* Start DATA EXCERPT *

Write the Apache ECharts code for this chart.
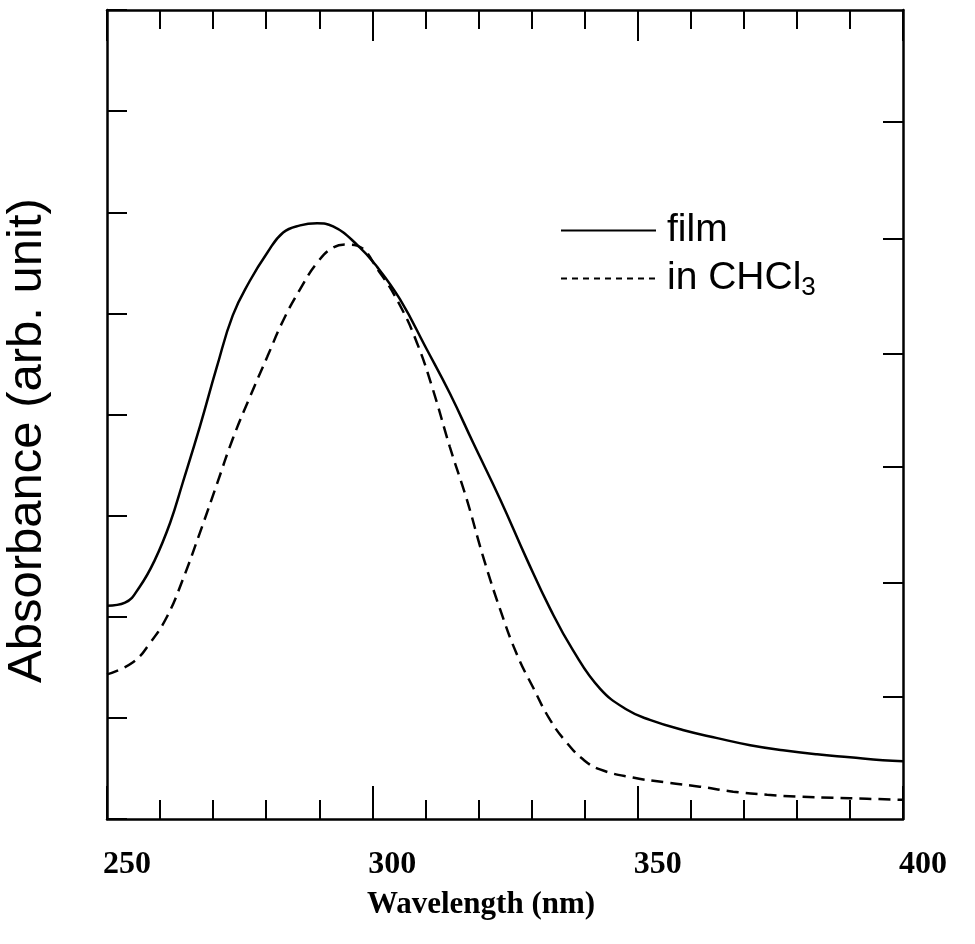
<!DOCTYPE html>
<html>
<head>
<meta charset="utf-8">
<script src="https://cdn.jsdelivr.net/npm/echarts@6/dist/echarts.min.js"></script>
<style>
  html, body { margin: 0; padding: 0; background: #fff; }
  #main { width: 975px; height: 944px; }
</style>
</head>
<body>
<div id="main"></div>
<script>
// wavelength (nm) / absorbance (arb. unit)
var filmX = [250, 253.4, 256.2, 259, 261.9, 264.3, 267.5, 270.7, 273.7, 276.9, 280.2, 283.2, 286.4, 289.6, 292.6,
    297.1, 300.9, 305.2, 310.3, 314.6, 319, 324.1, 329.1, 333.5, 337.8, 342.9, 348, 352.3, 358.5, 365,
    371.2, 377.4, 383.8, 390, 396.2, 400];
var filmY = [2.11, 2.14, 2.30, 2.56, 2.93, 3.33, 3.88, 4.47, 4.98, 5.32, 5.60, 5.80, 5.87, 5.89, 5.86,
    5.68, 5.46, 5.14, 4.64, 4.21, 3.72, 3.16, 2.57, 2.08, 1.67, 1.29, 1.08, 0.98, 0.88, 0.80,
    0.73, 0.68, 0.64, 0.61, 0.58, 0.57];

var solX = [250, 254.9, 258.1, 261.3, 264.3, 267.5, 270.7, 273.7, 276.9, 280.2, 283.2, 286.4, 289.6, 292.6, 295.2,
    297.1, 301.2, 305.2, 308.4, 311.4, 314.6, 317.8, 320.9, 324.1, 327.3, 330.3, 333.5, 336.7, 339.7, 342.9,
    349.1, 355.5, 361.7, 368, 374.4, 380.6, 386.8, 393.2, 400];
var solY = [1.43, 1.55, 1.74, 2.00, 2.37, 2.83, 3.31, 3.76, 4.17, 4.57, 4.93, 5.24, 5.50, 5.65, 5.68,
    5.67, 5.42, 5.08, 4.71, 4.25, 3.68, 3.16, 2.59, 2.07, 1.62, 1.30, 0.98, 0.75, 0.59, 0.49,
    0.41, 0.36, 0.32, 0.27, 0.24, 0.22, 0.21, 0.20, 0.19];

var xTickLabels = [250, 300, 350, 400];
var rightTicks = [1.21, 2.34, 3.48, 4.60, 5.74, 6.89];

function pairs(xs, ys) {
    return xs.map(function (x, i) { return [x, ys[i]]; });
}

var myChart = echarts.init(document.getElementById('main'));
var axisLine = { onZero: false, lineStyle: { color: '#000', width: 2.5 } };
var tickStyle = { color: '#000', width: 2 };

option = {
    backgroundColor: '#fff',
    animation: false,
    grid: { left: 107, right: 72, top: 10, bottom: 125, outerBoundsMode: 'none' },
    legend: {
        left: 555,
        top: 206,
        orient: 'vertical',
        selectedMode: false,
        itemWidth: 95,
        itemHeight: 14,
        itemGap: 9,
        itemStyle: { opacity: 0, borderWidth: 0 },
        data: [
            { name: 'film' },
            { name: 'in CHCl3', lineStyle: { type: [6, 5], width: 2 } }
        ],
        formatter: function (name) {
            return name === 'in CHCl3' ? 'in CHCl{s|3}' : name;
        },
        textStyle: {
            fontFamily: 'Liberation Sans',
            fontSize: 39,
            color: '#000',
            padding: [0, 0, 0, 6],
            rich: {
                s: { fontFamily: 'Liberation Sans', fontSize: 26, color: '#000', padding: [18, 0, 0, 0] }
            }
        }
    },
    xAxis: [
        {
            type: 'value',
            min: 250,
            max: 400,
            interval: 50,
            name: 'Wavelength (nm)',
            nameLocation: 'middle',
            nameGap: 70,
            nameTextStyle: {
                fontFamily: 'Liberation Serif', fontWeight: 'bold', fontSize: 31, color: '#000',
                padding: [0, 48, 0, 0]
            },
            axisLine: axisLine,
            axisTick: { inside: true, length: 33, lineStyle: tickStyle },
            minorTick: { show: true, splitNumber: 5, length: 19, lineStyle: tickStyle },
            axisLabel: {
                margin: 30,
                fontFamily: 'Liberation Serif', fontWeight: 'bold', fontSize: 32, color: '#000',
                padding: [0, 0, 0, 40],
                customValues: xTickLabels
            },
            splitLine: { show: false }
        },
        {
            type: 'value',
            position: 'top',
            min: 250,
            max: 400,
            interval: 50,
            axisLine: axisLine,
            axisTick: { inside: true, length: 31, lineStyle: tickStyle },
            minorTick: { show: true, splitNumber: 5, length: 19, lineStyle: tickStyle },
            axisLabel: { show: false },
            splitLine: { show: false }
        }
    ],
    yAxis: [
        {
            type: 'value',
            min: 0,
            max: 8,
            interval: 1,
            name: 'Absorbance (arb. unit)',
            nameLocation: 'middle',
            nameGap: 55,
            nameTextStyle: {
                fontFamily: 'Liberation Sans', fontSize: 49, color: '#000',
                padding: [0, 52, 0, 0]
            },
            axisLine: axisLine,
            axisTick: { inside: true, length: 20, lineStyle: tickStyle },
            axisLabel: { show: false },
            splitLine: { show: false }
        },
        {
            type: 'value',
            position: 'right',
            min: 0,
            max: 8,
            axisLine: axisLine,
            axisTick: { inside: true, length: 20, customValues: rightTicks, lineStyle: tickStyle },
            axisLabel: { show: false },
            splitLine: { show: false }
        }
    ],
    series: [
        {
            name: 'film',
            type: 'line',
            smooth: 0.45,
            showSymbol: false,
            symbol: 'none',
            lineStyle: { color: '#000', width: 2.5 },
            itemStyle: { color: '#000' },
            data: pairs(filmX, filmY)
        },
        {
            name: 'in CHCl3',
            type: 'line',
            smooth: 0.45,
            showSymbol: false,
            symbol: 'none',
            lineStyle: { color: '#000', width: 2.5, type: [12, 7] },
            itemStyle: { color: '#000' },
            data: pairs(solX, solY)
        }
    ]
};
myChart.setOption(option);
</script>
</body>
</html>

* End DATA EXCERPT *

*AIM*. Please set down each line of the data above exactly as written, without the pictures.

*FULL RESPONSE*.
Write the Apache ECharts code for this chart.
<!DOCTYPE html>
<html>
<head>
<meta charset="utf-8">
<script src="https://cdn.jsdelivr.net/npm/echarts@6/dist/echarts.min.js"></script>
<style>
  html, body { margin: 0; padding: 0; background: #fff; }
  #main { width: 975px; height: 944px; }
</style>
</head>
<body>
<div id="main"></div>
<script>
// wavelength (nm) / absorbance (arb. unit)
var filmX = [250, 253.4, 256.2, 259, 261.9, 264.3, 267.5, 270.7, 273.7, 276.9, 280.2, 283.2, 286.4, 289.6, 292.6,
    297.1, 300.9, 305.2, 310.3, 314.6, 319, 324.1, 329.1, 333.5, 337.8, 342.9, 348, 352.3, 358.5, 365,
    371.2, 377.4, 383.8, 390, 396.2, 400];
var filmY = [2.11, 2.14, 2.30, 2.56, 2.93, 3.33, 3.88, 4.47, 4.98, 5.32, 5.60, 5.80, 5.87, 5.89, 5.86,
    5.68, 5.46, 5.14, 4.64, 4.21, 3.72, 3.16, 2.57, 2.08, 1.67, 1.29, 1.08, 0.98, 0.88, 0.80,
    0.73, 0.68, 0.64, 0.61, 0.58, 0.57];

var solX = [250, 254.9, 258.1, 261.3, 264.3, 267.5, 270.7, 273.7, 276.9, 280.2, 283.2, 286.4, 289.6, 292.6, 295.2,
    297.1, 301.2, 305.2, 308.4, 311.4, 314.6, 317.8, 320.9, 324.1, 327.3, 330.3, 333.5, 336.7, 339.7, 342.9,
    349.1, 355.5, 361.7, 368, 374.4, 380.6, 386.8, 393.2, 400];
var solY = [1.43, 1.55, 1.74, 2.00, 2.37, 2.83, 3.31, 3.76, 4.17, 4.57, 4.93, 5.24, 5.50, 5.65, 5.68,
    5.67, 5.42, 5.08, 4.71, 4.25, 3.68, 3.16, 2.59, 2.07, 1.62, 1.30, 0.98, 0.75, 0.59, 0.49,
    0.41, 0.36, 0.32, 0.27, 0.24, 0.22, 0.21, 0.20, 0.19];

var xTickLabels = [250, 300, 350, 400];
var rightTicks = [1.21, 2.34, 3.48, 4.60, 5.74, 6.89];

function pairs(xs, ys) {
    return xs.map(function (x, i) { return [x, ys[i]]; });
}

var myChart = echarts.init(document.getElementById('main'));
var axisLine = { onZero: false, lineStyle: { color: '#000', width: 2.5 } };
var tickStyle = { color: '#000', width: 2 };

option = {
    backgroundColor: '#fff',
    animation: false,
    grid: { left: 107, right: 72, top: 10, bottom: 125, outerBoundsMode: 'none' },
    legend: {
        left: 555,
        top: 206,
        orient: 'vertical',
        selectedMode: false,
        itemWidth: 95,
        itemHeight: 14,
        itemGap: 9,
        itemStyle: { opacity: 0, borderWidth: 0 },
        data: [
            { name: 'film' },
            { name: 'in CHCl3', lineStyle: { type: [6, 5], width: 2 } }
        ],
        formatter: function (name) {
            return name === 'in CHCl3' ? 'in CHCl{s|3}' : name;
        },
        textStyle: {
            fontFamily: 'Liberation Sans',
            fontSize: 39,
            color: '#000',
            padding: [0, 0, 0, 6],
            rich: {
                s: { fontFamily: 'Liberation Sans', fontSize: 26, color: '#000', padding: [18, 0, 0, 0] }
            }
        }
    },
    xAxis: [
        {
            type: 'value',
            min: 250,
            max: 400,
            interval: 50,
            name: 'Wavelength (nm)',
            nameLocation: 'middle',
            nameGap: 70,
            nameTextStyle: {
                fontFamily: 'Liberation Serif', fontWeight: 'bold', fontSize: 31, color: '#000',
                padding: [0, 48, 0, 0]
            },
            axisLine: axisLine,
            axisTick: { inside: true, length: 33, lineStyle: tickStyle },
            minorTick: { show: true, splitNumber: 5, length: 19, lineStyle: tickStyle },
            axisLabel: {
                margin: 30,
                fontFamily: 'Liberation Serif', fontWeight: 'bold', fontSize: 32, color: '#000',
                padding: [0, 0, 0, 40],
                customValues: xTickLabels
            },
            splitLine: { show: false }
        },
        {
            type: 'value',
            position: 'top',
            min: 250,
            max: 400,
            interval: 50,
            axisLine: axisLine,
            axisTick: { inside: true, length: 31, lineStyle: tickStyle },
            minorTick: { show: true, splitNumber: 5, length: 19, lineStyle: tickStyle },
            axisLabel: { show: false },
            splitLine: { show: false }
        }
    ],
    yAxis: [
        {
            type: 'value',
            min: 0,
            max: 8,
            interval: 1,
            name: 'Absorbance (arb. unit)',
            nameLocation: 'middle',
            nameGap: 55,
            nameTextStyle: {
                fontFamily: 'Liberation Sans', fontSize: 49, color: '#000',
                padding: [0, 52, 0, 0]
            },
            axisLine: axisLine,
            axisTick: { inside: true, length: 20, lineStyle: tickStyle },
            axisLabel: { show: false },
            splitLine: { show: false }
        },
        {
            type: 'value',
            position: 'right',
            min: 0,
            max: 8,
            axisLine: axisLine,
            axisTick: { inside: true, length: 20, customValues: rightTicks, lineStyle: tickStyle },
            axisLabel: { show: false },
            splitLine: { show: false }
        }
    ],
    series: [
        {
            name: 'film',
            type: 'line',
            smooth: 0.45,
            showSymbol: false,
            symbol: 'none',
            lineStyle: { color: '#000', width: 2.5 },
            itemStyle: { color: '#000' },
            data: pairs(filmX, filmY)
        },
        {
            name: 'in CHCl3',
            type: 'line',
            smooth: 0.45,
            showSymbol: false,
            symbol: 'none',
            lineStyle: { color: '#000', width: 2.5, type: [12, 7] },
            itemStyle: { color: '#000' },
            data: pairs(solX, solY)
        }
    ]
};
myChart.setOption(option);
</script>
</body>
</html>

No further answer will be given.